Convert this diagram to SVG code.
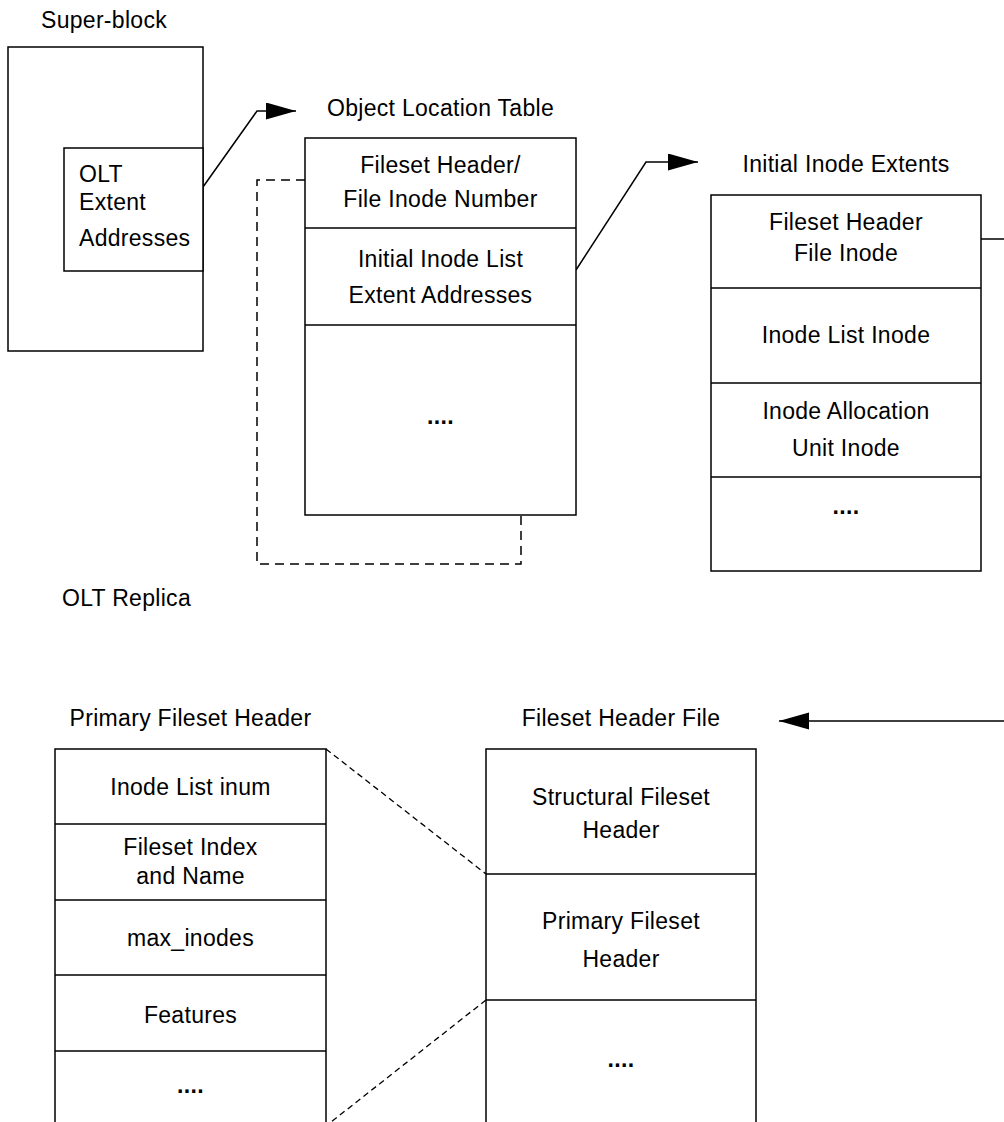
<svg xmlns="http://www.w3.org/2000/svg" width="1004" height="1122" viewBox="0 0 1004 1122">
  <style>
    text { font-family: "Liberation Sans", Arial, Helvetica, sans-serif; font-size: 23px; fill: #000; letter-spacing: 0.3px; }
    .c { text-anchor: middle; }
    .dots { font-weight: bold; }
    .box { fill: #fff; stroke: #000; stroke-width: 1.5; }
    .row { stroke: #000; stroke-width: 1.5; fill: none; }
    .conn { stroke: #000; stroke-width: 1.5; fill: none; }
    .dash1 { stroke: #000; stroke-width: 1.5; fill: none; stroke-dasharray: 9 6; }
    .dash2 { stroke: #000; stroke-width: 1.3; fill: none; stroke-dasharray: 6 4; }
  </style>
  <defs>
    <marker id="arrow" markerUnits="userSpaceOnUse" markerWidth="31" markerHeight="18" refX="30" refY="8.5" orient="auto">
      <path d="M0,0 L30,8.5 L0,17 Z" fill="#000"/>
    </marker>
  </defs>
  <rect width="1004" height="1122" fill="#fff"/>

  <g id="connectors">
    <path class="dash1" d="M305,180 H257 V564 H521 V515"/>
    <path class="conn" d="M203,187 L257,111 H296" marker-end="url(#arrow)"/>
    <path class="conn" d="M576,270 L646,162 H698" marker-end="url(#arrow)"/>
    <path class="conn" d="M981,239 H1010 V721 H779" marker-end="url(#arrow)"/>
    <path class="dash2" d="M326,749 L486,874"/>
    <path class="dash2" d="M486,1000 L326,1126"/>
  </g>

  <g id="super-block">
    <text x="41" y="28">Super-block</text>
    <rect class="box" x="8" y="47" width="195" height="304"/>
    <rect class="box" x="64" y="148" width="139" height="123"/>
    <text x="79" y="182">OLT</text>
    <text x="79" y="210">Extent</text>
    <text x="79" y="246">Addresses</text>
  </g>

  <g id="olt-replica">
    <text x="62" y="606">OLT Replica</text>
  </g>

  <g id="object-location-table">
    <text class="c" x="440.5" y="116">Object Location Table</text>
    <rect class="box" x="305" y="138" width="271" height="377"/>
    <path class="row" d="M305,228 H576 M305,325 H576"/>
    <text class="c" x="440.5" y="173">Fileset Header/</text>
    <text class="c" x="440.5" y="207">File Inode Number</text>
    <text class="c" x="440.5" y="267">Initial Inode List</text>
    <text class="c" x="440.5" y="303">Extent Addresses</text>
    <text class="c dots" x="440.5" y="424">....</text>
  </g>

  <g id="initial-inode-extents">
    <text class="c" x="846" y="172">Initial Inode Extents</text>
    <rect class="box" x="711" y="195" width="270" height="376"/>
    <path class="row" d="M711,288 H981 M711,383 H981 M711,477 H981"/>
    <text class="c" x="846" y="230">Fileset Header</text>
    <text class="c" x="846" y="261">File Inode</text>
    <text class="c" x="846" y="343">Inode List Inode</text>
    <text class="c" x="846" y="419">Inode Allocation</text>
    <text class="c" x="846" y="456">Unit Inode</text>
    <text class="c dots" x="846" y="514">....</text>
  </g>

  <g id="primary-fileset-header">
    <text class="c" x="190.5" y="726">Primary Fileset Header</text>
    <rect class="box" x="55" y="749" width="271" height="400"/>
    <path class="row" d="M55,824 H326 M55,900 H326 M55,975 H326 M55,1051 H326"/>
    <text class="c" x="190.5" y="795">Inode List inum</text>
    <text class="c" x="190.5" y="855">Fileset Index</text>
    <text class="c" x="190.5" y="884">and Name</text>
    <text class="c" x="190.5" y="946">max_inodes</text>
    <text class="c" x="190.5" y="1023">Features</text>
    <text class="c dots" x="190.5" y="1093">....</text>
  </g>

  <g id="fileset-header-file">
    <text class="c" x="621" y="726">Fileset Header File</text>
    <rect class="box" x="486" y="749" width="270" height="400"/>
    <path class="row" d="M486,874 H756 M486,1000 H756"/>
    <text class="c" x="621" y="805">Structural Fileset</text>
    <text class="c" x="621" y="838">Header</text>
    <text class="c" x="621" y="929">Primary Fileset</text>
    <text class="c" x="621" y="967">Header</text>
    <text class="c dots" x="621" y="1067">....</text>
  </g>
</svg>
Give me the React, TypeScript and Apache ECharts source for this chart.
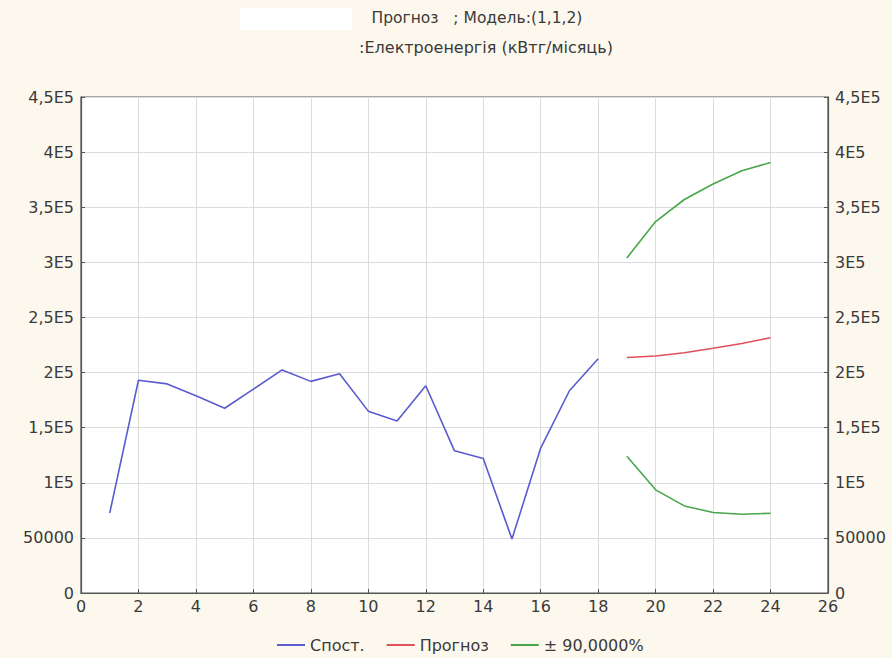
import React, { useEffect, useRef } from "react";
import * as echarts from "echarts";

const obsX = [1, 2, 3, 4, 5, 6, 7, 8, 9, 10, 11, 12, 13, 14, 15, 16, 17, 18];
const obsY = [72600, 193000, 189700, 179000, 167600, 185000, 202400, 192000, 199000, 165000, 156000, 188000, 129000, 122000, 49000, 131500, 183500, 212500];
const fcX = [19, 20, 21, 22, 23, 24];
const fcY = [213700, 215000, 218000, 222000, 226400, 231600];
const upperY = [304000, 337000, 357000, 371000, 383000, 390600];
const lowerY = [124000, 93600, 79000, 73000, 71400, 72300];

const seriesNames = ["Спост.", "Прогноз", "± 90,0000%"];
const titleLine1 = "Прогноз   ; Модель:(1,1,2)";
const titleLine2 = ":Електроенергія (кВтг/місяць)";

const zip = (xs: number[], ys: number[]) => xs.map((x, i) => [x, ys[i]]);

const fmtY = (v: number) => {
  if (v === 0) return "0";
  if (v === 50000) return "50000";
  const m = v / 100000;
  return String(m).replace(".", ",") + "E5";
};

export default function App() {
  const ref = useRef<HTMLDivElement>(null);
  useEffect(() => {
    if (!ref.current) return;
    const chart = echarts.init(ref.current, undefined, { renderer: "svg" });
    const font = "'DejaVu Sans', 'Liberation Sans', sans-serif";
    const yCommon = {
      type: "value" as const,
      min: 0,
      max: 450000,
      interval: 50000,
      axisLine: { show: true, lineStyle: { color: "#555", width: 1.2 } },
      axisTick: { show: true, inside: true, length: 4, lineStyle: { color: "#555" } },
      splitLine: { show: true, lineStyle: { color: "#dcdcdc", width: 1 } },
      axisLabel: { formatter: fmtY, color: "#3a3a3a", fontSize: 16, fontFamily: font, margin: 7 },
    };
    chart.setOption({
      animation: false,
      backgroundColor: "#fdf8ee",
      textStyle: { fontFamily: font },
      graphic: [
        { type: "rect", shape: { x: 240, y: 8, width: 112, height: 22 }, style: { fill: "#ffffff" } },
        { type: "text", x: 477, y: 10, style: { text: titleLine1, fill: "#3a3a3a", fontSize: 15.5, fontFamily: font, textAlign: "center" } },
        { type: "text", x: 486, y: 39, style: { text: titleLine2, fill: "#3a3a3a", fontSize: 16, fontFamily: font, textAlign: "center" } },
      ],
      grid: {
        left: 81,
        right: 64,
        top: 97,
        bottom: 65,
        show: true,
        backgroundColor: "#ffffff",
        borderColor: "#555",
        borderWidth: 1.2,
      },
      legend: {
        top: 632,
        left: 272,
        itemWidth: 28,
        itemHeight: 2,
        itemGap: 22,
        icon: "rect",
        data: seriesNames,
        textStyle: { fontSize: 16, color: "#3a3a3a", fontFamily: font },
      },
      xAxis: {
        type: "value",
        min: 0,
        max: 26,
        interval: 2,
        axisLine: { show: true, lineStyle: { color: "#555", width: 1.2 } },
        axisTick: { show: true, inside: true, length: 4, lineStyle: { color: "#555" } },
        splitLine: { show: true, lineStyle: { color: "#dcdcdc", width: 1 } },
        axisLabel: { color: "#3a3a3a", fontSize: 16, fontFamily: font, margin: 5 },
      },
      yAxis: [
        { ...yCommon, position: "left" },
        { ...yCommon, position: "right", splitLine: { show: false } },
      ],
      series: [
        {
          name: seriesNames[0],
          type: "line",
          data: zip(obsX, obsY),
          showSymbol: false,
          lineStyle: { color: "#5b5bd0", width: 1.6 },
          itemStyle: { color: "#5b5bd0" },
        },
        {
          name: seriesNames[1],
          type: "line",
          data: zip(fcX, fcY),
          showSymbol: false,
          lineStyle: { color: "#e0505a", width: 1.6 },
          itemStyle: { color: "#e0505a" },
        },
        {
          name: seriesNames[2],
          type: "line",
          data: zip(fcX, upperY),
          showSymbol: false,
          lineStyle: { color: "#4aa64a", width: 1.6 },
          itemStyle: { color: "#4aa64a" },
        },
        {
          name: seriesNames[2],
          type: "line",
          data: zip(fcX, lowerY),
          showSymbol: false,
          lineStyle: { color: "#4aa64a", width: 1.6 },
          itemStyle: { color: "#4aa64a" },
        },
      ],
    });
    return () => chart.dispose();
  }, []);
  return <div ref={ref} style={{ position: "fixed", left: 0, top: 0, width: 892, height: 658 }} />;
}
• • • • •
To do =
Give the number of lines in the listing above that contain "React", and nothing else.

Written answer =
2